I enjoyed the Forte’s slick touchscreen: The standard, tabletlike 8-inch unit sits high on the dash for good visibility. It’s responsive, and the system’s clear graphics and straightforward menu structure simplify overall operation. Wired Android Auto and Apple CarPlay smartphone integration are standard.
But the Elantra trumps it. A similar 8-inch touchscreen is standard but it comes with wireless capability for both Apple CarPlay and Android Auto. What’s more, a larger touchscreen (10.25 inches) is optional — though it curiously reverts to wired phone integration — as is a 10.25-inch digital instrument cluster.
Both models offer a similar list of standard safety features, including a forward collision warning system with automatic emergency braking, lane departure warning, lane keep assist and a driver attention warning system.
The Elantra offers more available features, and some of them are standard — such as the rear occupant alert system, hands-on lane-centering down to a stop, a system to help avoid collisions in your blind spot and rear cross-traffic collision assist. In the Forte, blind spot and rear cross-traffic warning systems are standard on higher trim levels, optional on middle trims and unavailable on the base model.
The Forte has a lower base price, however. It starts at $18,885 compared with the Elantra’s $20,655 base price (all prices include destination) — though the Forte’s base transmission is the manual, while the Elantra’s is the CVT.

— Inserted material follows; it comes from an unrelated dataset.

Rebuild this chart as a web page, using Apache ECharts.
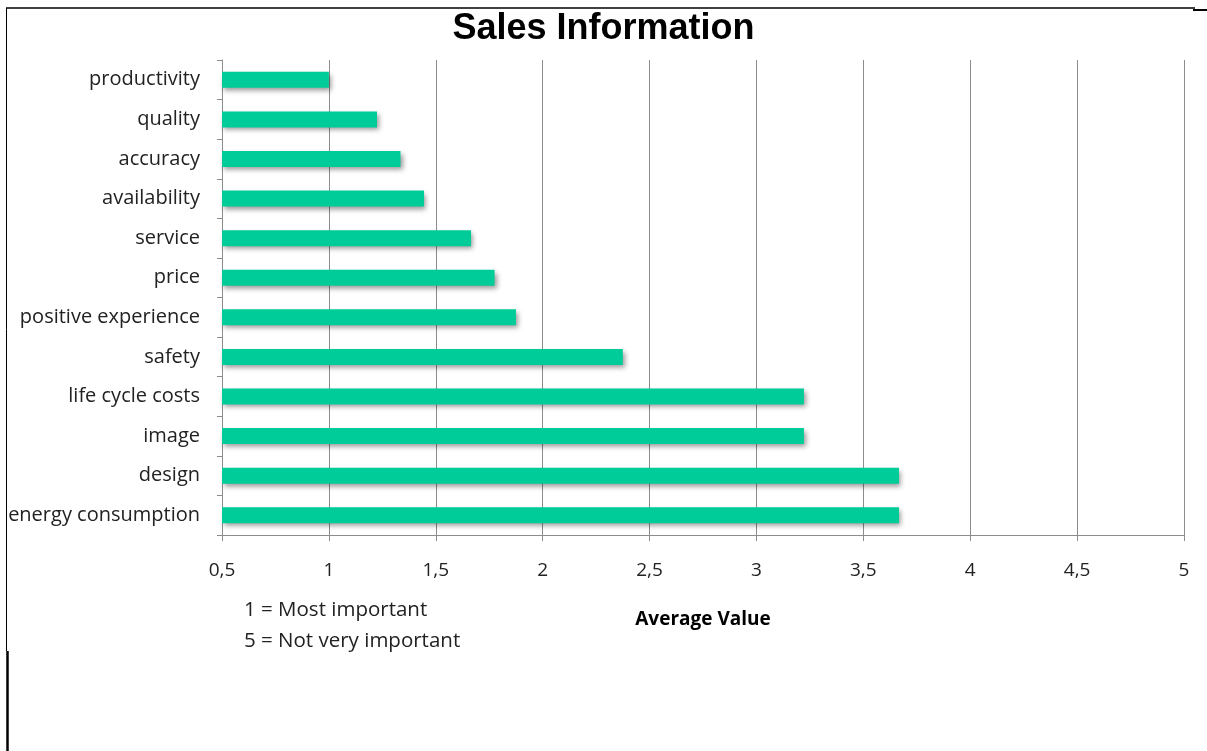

If you’re comparing each car’s sportier variant, the Forte GT ($23,785 with the dual-clutch automatic or $24,385 with the manual) is also less expensive than the Elantra N Line ($26,205 with the auto and $25,105 with the manual).
The upshot? The 2021 Hyundai Elantra trumps the Kia Forte in tech and fuel economy, but if you’re looking for cheap, well-equipped wheels, the Forte will do nicely.